John Anderson Burlington, Ont.
Phew
Re “Trump withdrawing Carney’s invitation to Board of Peace” (Jan. 23): Bummer about President Trump revoking the invitation to Prime Minister Mark Carney to join the illustrious Board of Peace – or as it will be known before the end of the year, the Donald J. Trump Board of Peace and Vacation Resort. No worries! Given Trump’s business past, I am sure the board will have to file for financial and/or moral bankruptcy protection in 2027, and Mr. Carney can then consider joining.
Patrick Stewart Toronto
We must be thankful to President Trump for withdrawing his invitation to Canada to join the Board of Peace, alongside such icons of peace and democracy as Belarus, Albania, Azerbaijan, Kosovo, Mongolia, Pakistan, Qatar, Saudi Arabia, Uzbekistan and the United Arab Emirates. What an embarrassment it would have been to be associated with such countries.
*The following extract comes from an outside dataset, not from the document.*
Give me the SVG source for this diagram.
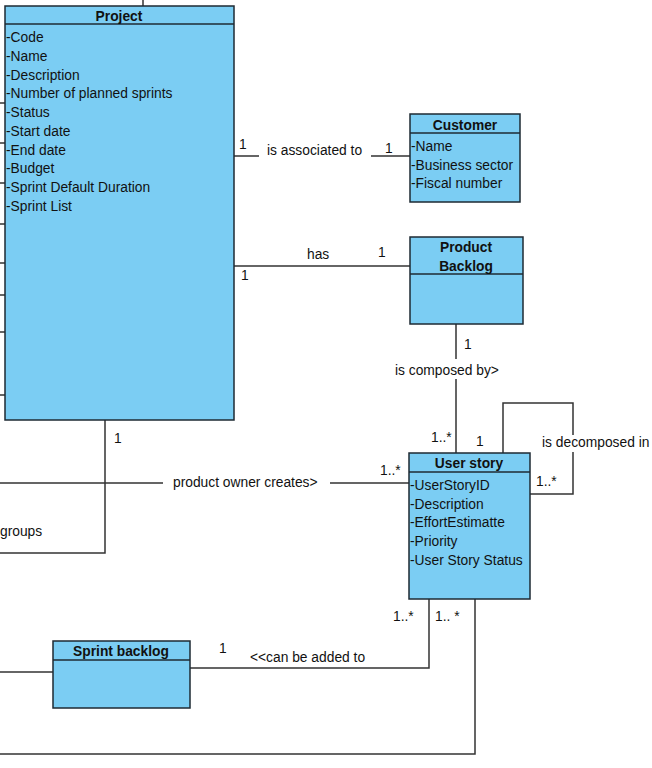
<svg xmlns="http://www.w3.org/2000/svg" width="652" height="768" viewBox="0 0 652 768">
<style>
.box{fill:#7BCDF3;stroke:#1E2A33;stroke-width:1.5}
.sep{stroke:#1E2A33;stroke-width:1.5}
.ln{fill:none;stroke:#333;stroke-width:1.5}
text{font-family:"Liberation Sans",Arial,sans-serif;font-size:13.8px;fill:#111}
.t{font-weight:bold;text-anchor:middle}
</style>
<rect width="652" height="768" fill="#fff"/>
<g id="connectors">
<path class="ln" d="M143 0V6"/>
<path class="ln" d="M0 103H5M0 143H5M0 183H5M0 224H5M0 263H5M0 295H5M0 332H5M0 395H5"/>
<path class="ln" d="M234 156H259M371 156H410"/>
<path class="ln" d="M234 266H410"/>
<path class="ln" d="M456 324V359M456 379V453"/>
<path class="ln" d="M503 453V403H573V435M573 452V494H530"/>
<path class="ln" d="M105 420V553H0"/>
<path class="ln" d="M0 483H163M330 483H409"/>
<path class="ln" d="M429 599V668H190"/>
<path class="ln" d="M475 599V754H0"/>
<path class="ln" d="M0 672H53"/>
<text x="239" y="149">1</text>
<text x="267" y="155">is associated to</text>
<text x="385" y="153">1</text>
<text x="307" y="259">has</text>
<text x="378" y="257">1</text>
<text x="241" y="280">1</text>
<text x="464" y="349">1</text>
<text x="395" y="375">is composed by&gt;</text>
<text x="431" y="442">1..*</text>
<text x="476" y="446">1</text>
<text x="542" y="447">is decomposed in</text>
<text x="536" y="486">1..*</text>
<text x="114" y="443">1</text>
<text x="173" y="487">product owner creates&gt;</text>
<text x="380" y="475">1..*</text>
<text x="0" y="536">groups</text>
<text x="393" y="621">1..*</text>
<text x="435" y="621">1.. *</text>
<text x="219" y="653">1</text>
<text x="250" y="662">&lt;&lt;can be added to</text>
</g>
<g id="project">
<rect class="box" x="5" y="6" width="229" height="414"/>
<path class="sep" d="M5 24H234"/>
<text class="t" x="119" y="21">Project</text>
<text x="6" y="42">-Code</text>
<text x="6" y="61">-Name</text>
<text x="6" y="80">-Description</text>
<text x="6" y="98">-Number of planned sprints</text>
<text x="6" y="117">-Status</text>
<text x="6" y="136">-Start date</text>
<text x="6" y="155">-End date</text>
<text x="6" y="173">-Budget</text>
<text x="6" y="192">-Sprint Default Duration</text>
<text x="6" y="211">-Sprint List</text>
</g>
<g id="customer">
<rect class="box" x="410" y="114" width="110" height="88"/>
<path class="sep" d="M410 133H520"/>
<text class="t" x="465" y="130">Customer</text>
<text x="411" y="151">-Name</text>
<text x="411" y="170">-Business sector</text>
<text x="411" y="188">-Fiscal number</text>
</g>
<g id="product-backlog">
<rect class="box" x="410" y="237" width="113" height="87"/>
<path class="sep" d="M410 274H523"/>
<text class="t" x="466" y="252">Product</text>
<text class="t" x="466" y="271">Backlog</text>
</g>
<g id="user-story">
<rect class="box" x="409" y="453" width="121" height="146"/>
<path class="sep" d="M409 472H530"/>
<text class="t" x="469" y="468">User story</text>
<text x="410" y="490">-UserStoryID</text>
<text x="410" y="509">-Description</text>
<text x="410" y="527">-EffortEstimatte</text>
<text x="410" y="546">-Priority</text>
<text x="410" y="565">-User Story Status</text>
</g>
<g id="sprint-backlog">
<rect class="box" x="53" y="641" width="137" height="67"/>
<path class="sep" d="M53 660H190"/>
<text class="t" x="121" y="656">Sprint backlog</text>
</g>
</svg>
Patrick Martin Westmount, Que.
The parade of “peace-loving” world leaders who signed on to Trump’s Board of Peace looks like it came straight out of a Saturday Night Live sketch. Colin Jost and Michael Che will soon be out of work.
Tony Fricke Calgary
No, antisemitic
Re “Was what the Kamala Harris campaign asked Josh Shapiro antisemitic?” (Opinion, Jan. 23): I disagree with columnist Marsha Lederman that asking Governor Josh Shapiro whether he had ever acted as a double agent for Israel was pragmatic rather than antisemitic. There is a world of difference between asking all candidates whether they have ever been an agent of any foreign government versus asking only the Jewish candidate if he’s ever been an agent of Israel.
Her dismissal of Deborah Lipstadt’s view is remarkable, given that Ms. Lipstadt is a world-renowned expert on the Holocaust and antisemitism and has been for decades. I’m going with clearly antisemitic.
Judy Slan Toronto
Canada needs allies
Re “The hard truths Mark Carney left unsaid in Davos” (Opinion, Jan. 22): One of the principal reasons given for the West’s support of Ukraine is that if Putin were to take over that country, it would only encourage him to go after other countries in Europe. So with President Trump.
The most important message in Mark Carney’s remarkable speech in Davos was toward the beginning, when he said, “There is a strong tendency for countries to go along to get along, to accommodate, to avoid trouble, to hope that compliance will buy safety. Well, it won’t.”
The hard truth left unsaid in his speech is that Canada could not withstand the unthinkable: an invasion of American troops. The country would also be severely weakened economically if Trump were to follow through with his claim that the U.S. needs nothing from Canada and stop all imports. Canada needs its friends and allies to stand with us, and we must stand with them.
Philip Unger Toronto
Sanctuary
Re “Made in Canada” (Every day): Yes, reading the news is depressing, but the artworks from Canadian galleries displayed on Page 2 are engaging, enlightening and a balm to the soul. Who knew art was so powerful, that our country has such a large number of extraordinary artists?
Kudos to whomever decided this was a good addition to the paper.